La créativité des jeunes propriétaires ne se limite pas aux noms exotiques dont ils ont affublé leurs sandwichs ou hambourgeois – Here’s the Beef, Country Cowboy, East Meats West, Cuba Libre ou Mardi Gras. L’originalité de la conception est soutenue par la qualité de la réalisation de ces beaux sandwichs. Même si l’on n’est pas un inconditionnel de Lucy Liu, on sort en effet rarement indifférent d’une soirée passée en compagnie d’un Shanghai Nights (poulet grillé, marinade gingembre et sésame, mayo japonaise épicée); belle grillade et saveurs déridantes. Ou, pour les amateurs du genre, d’un tête-à-tête avec un Stampede (bavette grillée, marinade zeste de citron, mayo pesto) qui rappelle toute l’émotion ressentie à Calgary le jour de la finale de ce monument culturel ouest-canadien.

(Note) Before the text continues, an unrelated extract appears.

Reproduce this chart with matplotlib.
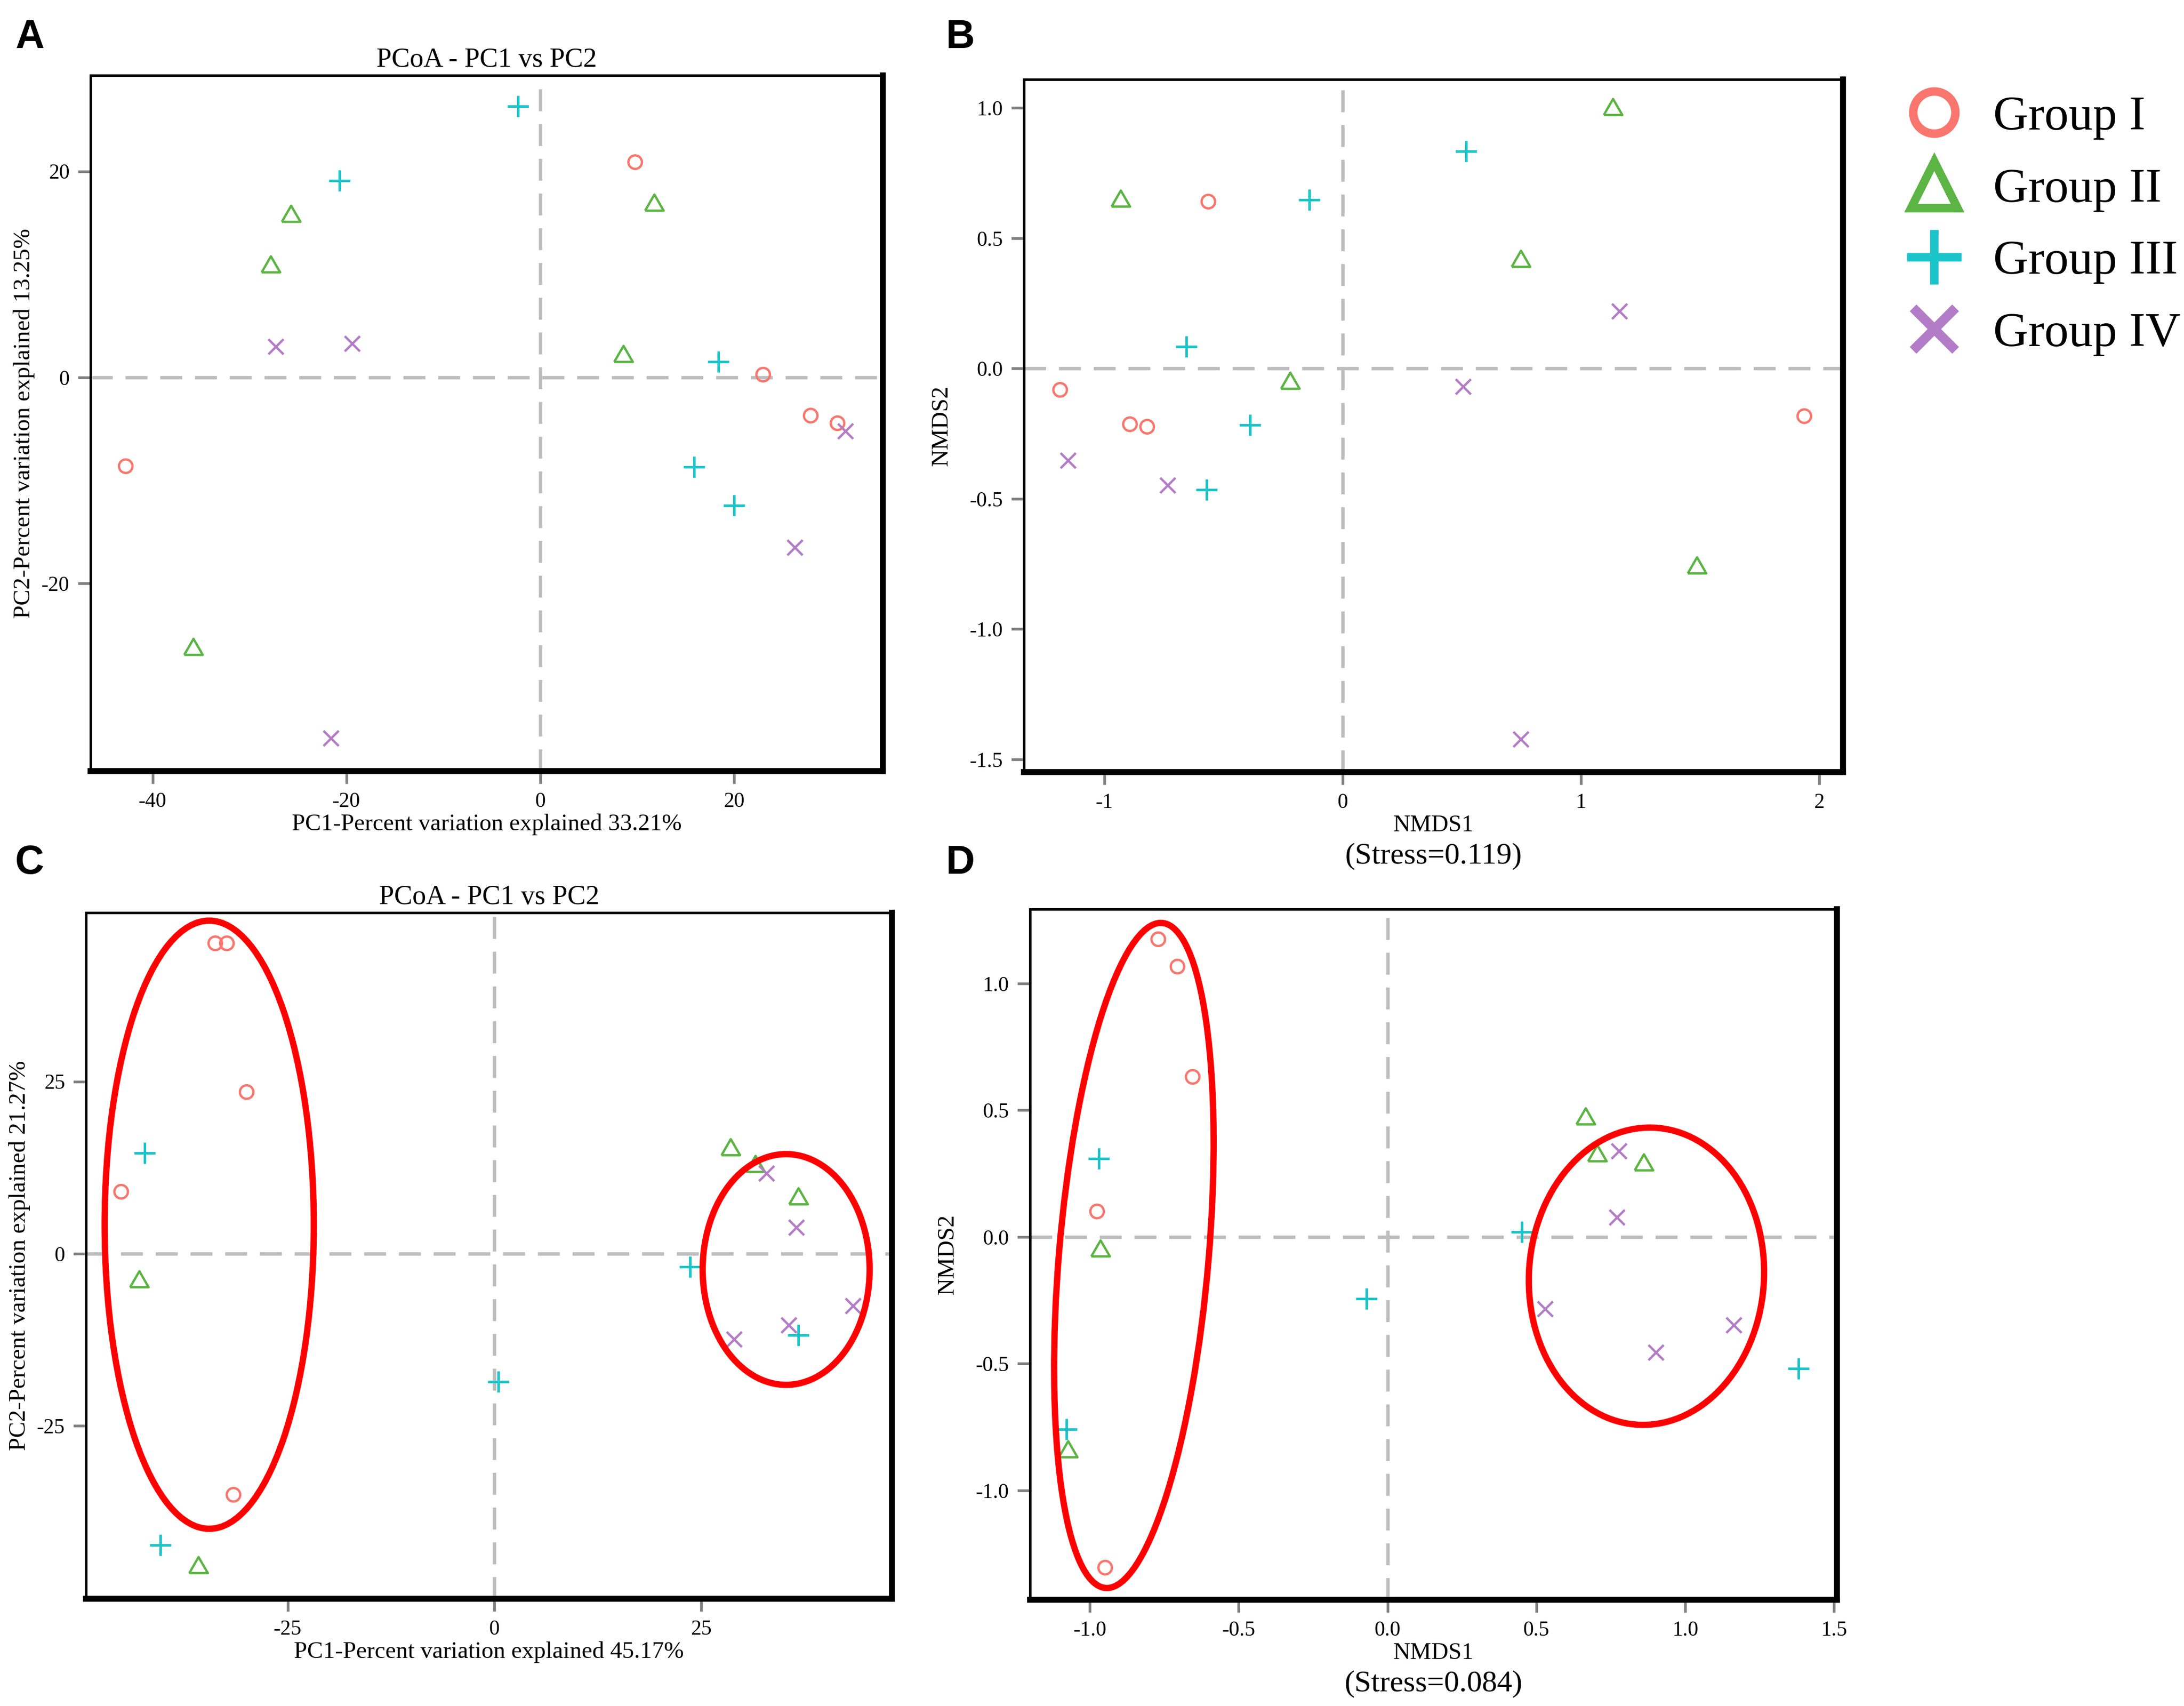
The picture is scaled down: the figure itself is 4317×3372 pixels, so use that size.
import matplotlib
matplotlib.use("Agg")
import matplotlib.pyplot as plt
from matplotlib.lines import Line2D
from matplotlib.patches import Ellipse

plt.rcParams['font.family'] = ['Liberation Serif', 'DejaVu Serif']

groups = ['Group I', 'Group II', 'Group III', 'Group IV']
colors = ['#F8766D', '#5BB443', '#1BC4C9', '#B37CC6']

# A: PCoA (PC1 33.21%, PC2 13.25%)
a_x = [[9.8, -42.8, 23.0, 27.9, 30.7],
       [-25.7, -27.8, 11.8, 8.6, -35.8],
       [-2.3, -20.7, 18.4, 15.9, 20.0],
       [-27.3, -19.4, 31.5, 26.3, -21.6]]
a_y = [[20.9, -8.6, 0.3, -3.7, -4.4],
       [15.9, 11.0, 17.0, 2.3, -26.1],
       [26.3, 19.1, 1.5, -8.7, -12.4],
       [3.0, 3.3, -5.2, -16.5, -35.0]]

# B: NMDS, stress 0.119
b_x = [[-0.563, -1.185, -0.892, -0.820, 1.938],
       [-0.931, 1.134, 0.748, -0.219, 1.488],
       [0.519, -0.139, -0.656, -0.388, -0.571],
       [1.162, 0.506, -1.152, -0.733, 0.748]]
b_y = [[0.642, -0.080, -0.213, -0.223, -0.181],
       [0.653, 1.004, 0.421, -0.046, -0.754],
       [0.834, 0.648, 0.084, -0.217, -0.465],
       [0.221, -0.069, -0.352, -0.448, -1.423]]

# C: PCoA (PC1 45.17%, PC2 21.27%)
c_x = [[-33.8, -32.4, -30.0, -45.2, -31.6],
       [-43.0, -35.8, 28.6, 31.6, 36.8],
       [-42.3, -40.4, 0.5, 23.7, 36.8],
       [32.9, 36.5, 43.4, 35.6, 29.0]]
c_y = [[45.1, 45.1, 23.5, 9.0, -35.0],
       [-3.7, -45.2, 15.5, 13.1, 8.4],
       [14.6, -42.3, -18.6, -1.9, -11.8],
       [11.7, 3.8, -7.6, -10.4, -12.4]]

# D: NMDS, stress 0.084
d_x = [[-0.771, -0.707, -0.656, -0.976, -0.949],
       [0.666, 0.705, 0.860, -0.964, -1.073],
       [-0.970, 0.451, -0.070, 1.381, -1.079],
       [0.778, 0.771, 0.529, 1.164, 0.902]]
d_y = [[1.175, 1.068, 0.632, 0.101, -1.304],
       [0.477, 0.330, 0.295, -0.044, -0.836],
       [0.309, 0.020, -0.243, -0.519, -0.759],
       [0.339, 0.077, -0.284, -0.348, -0.455]]

# ellipses: center x, center y, width, height, angle
c_ell = [(-34.5, 4.2, 25.3, 88.3, 0), (35.3, -2.3, 20.2, 33.5, 0)]
d_ell = [(-0.852, -0.073, 0.503, 2.63, -4.1), (0.870, -0.155, 0.790, 1.173, -2)]

tri = [(-1, -0.866), (1, -0.866), (0, 0.866), (-1, -0.866)]
mk = [dict(marker='o', ms=6.4, mew=1.1),
      dict(marker=tri, ms=8.8, mew=1.1),
      dict(marker='+', ms=10, mew=1.2),
      dict(marker='x', ms=7, mew=1.1)]

fig = plt.figure(figsize=(4317 / 300, 3372 / 300), dpi=300)


def panel(rect, xs, ys, xlim, ylim, xticks, yticks, fmt):
    ax = fig.add_axes(rect)
    ax.axhline(0, color='#BDBDBD', lw=1.6, ls=(0, (6.5, 3.8)), zorder=1)
    ax.axvline(0, color='#BDBDBD', lw=1.6, ls=(0, (6.5, 3.8)), zorder=1)
    for i in range(4):
        ax.plot(xs[i], ys[i], ls='none', color=colors[i], mfc='none',
                zorder=3, **mk[i])
    ax.set_xlim(*xlim)
    ax.set_ylim(*ylim)
    ax.set_xticks(xticks)
    ax.set_yticks(yticks)
    ax.set_xticklabels([fmt.format(v) for v in xticks])
    ax.set_yticklabels([fmt.format(v) for v in yticks])
    ax.tick_params(direction='out', length=6, width=1.3, color='#808080',
                   labelsize=10, pad=4)
    for s in ['left', 'top']:
        ax.spines[s].set_linewidth(1.2)
    for s in ['right', 'bottom']:
        ax.spines[s].set_linewidth(2.8)
    return ax


axA = panel([0.0415, 0.548, 0.3628, 0.4078], a_x, a_y, (-46.4, 35.4), (-38.2, 29.3),
            [-40, -20, 0, 20], [-20, 0, 20], '{:g}')
axA.set_title('PCoA - PC1 vs PC2', fontsize=13, pad=4)
axA.set_xlabel('PC1-Percent variation explained 33.21%', fontsize=11.3, labelpad=1)
axA.set_ylabel('PC2-Percent variation explained 13.25%', fontsize=11.3, labelpad=3)

axB = panel([0.4688, 0.5474, 0.3750, 0.4060], b_x, b_y, (-1.337, 2.100), (-1.549, 1.109),
            [-1, 0, 1, 2], [-1.5, -1.0, -0.5, 0.0, 0.5, 1.0], '{:g}')
axB.set_yticklabels(['{:.1f}'.format(v) for v in [-1.5, -1.0, -0.5, 0.0, 0.5, 1.0]])
axB.set_xlabel('NMDS1', fontsize=11.3, labelpad=1)
axB.set_ylabel('NMDS2', fontsize=11.3, labelpad=8)
axB.annotate('(Stress=0.119)', xy=(0.5, 0), xycoords='axes fraction', xytext=(0, -40),
             textcoords='offset points', ha='center', va='center', fontsize=14.4)

axC = panel([0.0394, 0.0629, 0.3690, 0.4021], c_x, c_y, (-49.4, 48.1), (-50.1, 49.5),
            [-25, 0, 25], [-25, 0, 25], '{:g}')
for cx, cy, w, h, ang in c_ell:
    axC.add_patch(Ellipse((cx, cy), w, h, angle=ang, fill=False, ec='#FF0000', lw=3, zorder=4))
axC.set_title('PCoA - PC1 vs PC2', fontsize=13, pad=4)
axC.set_xlabel('PC1-Percent variation explained 45.17%', fontsize=11.3, labelpad=1)
axC.set_ylabel('PC2-Percent variation explained 21.27%', fontsize=11.3, labelpad=3)

axD = panel([0.4716, 0.0623, 0.3695, 0.4048], d_x, d_y, (-1.201, 1.510), (-1.431, 1.293),
            [-1.0, -0.5, 0.0, 0.5, 1.0, 1.5], [-1.0, -0.5, 0.0, 0.5, 1.0], '{:.1f}')
for cx, cy, w, h, ang in d_ell:
    axD.add_patch(Ellipse((cx, cy), w, h, angle=ang, fill=False, ec='#FF0000', lw=3, zorder=4))
axD.set_xlabel('NMDS1', fontsize=11.3, labelpad=1)
axD.set_ylabel('NMDS2', fontsize=11.3, labelpad=8)
axD.annotate('(Stress=0.084)', xy=(0.5, 0), xycoords='axes fraction', xytext=(0, -40),
             textcoords='offset points', ha='center', va='center', fontsize=14.4)

# panel letters
for x, y, s in [(0.007, 0.989, 'A'), (0.433, 0.989, 'B'), (0.007, 0.505, 'C'), (0.433, 0.505, 'D')]:
    fig.text(x, y, s, fontsize=19, fontweight='bold', va='top', ha='left',
             family=['Liberation Sans', 'DejaVu Sans'])

# legend
handles = [Line2D([], [], ls='none', marker='o', ms=20, mew=4, mfc='none', color=colors[0]),
           Line2D([], [], ls='none', marker='^', ms=22, mew=4, mfc='none', color=colors[1]),
           Line2D([], [], ls='none', marker='+', ms=26, mew=4, color=colors[2]),
           Line2D([], [], ls='none', marker='x', ms=20, mew=4.5, color=colors[3])]
fig.legend(handles, groups, loc='upper left', bbox_to_anchor=(0.8745, 0.944),
           frameon=False, fontsize=23, handlelength=1.0, handletextpad=0.72,
           labelspacing=0.58, borderpad=0, borderaxespad=0)

fig.savefig('out.png', dpi=300)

Tous ces plats – y compris les splendides grillades (filet de porc grillé, poitrine de poulet, bavette ou entrecôte AAA) – sont servis accompagnés de frites, de salade maison ou de légumes du jour. Ce qui part, bien entendu, d’un bon sentiment. Toutefois, si vous aimez votre frite un peu dodue, replète sous la dent, souple et croustillante, vous devez repasser, la version proposée ici étant sèche et rabougrie, sorte d’allumette revue et mal corrigée par un comptable tatillon. Dommage, pour l’instant. Nul doute que, dynamiques et entreprenants comme ils sont, les proprios rectifieront la chose sans tarder. Merci d’avance.

Meatmarket
4415, boulevard Saint-Laurent
(514) 223-2292

Ouvert du lundi au vendredi de 11 h à 23 h et le samedi de 17 h à 23 h. À midi, comptez une dizaine de dollars par personne avant boissons, taxes et service. En soirée, emporté par l’ambiance débridée des lieux, vous voudrez vous détendre un peu; auquel cas, tout est possible, doublez, triplez ou même quadruplez.

Erratum: Une erreur s’est glissée quant aux heures d’ouverture mentionnées dans la critique de Pintxo parue il y a deux semaines. Le soir (de 18 h à 23 h), l’établissement est ouvert du lundi au samedi et non du mardi au samedi.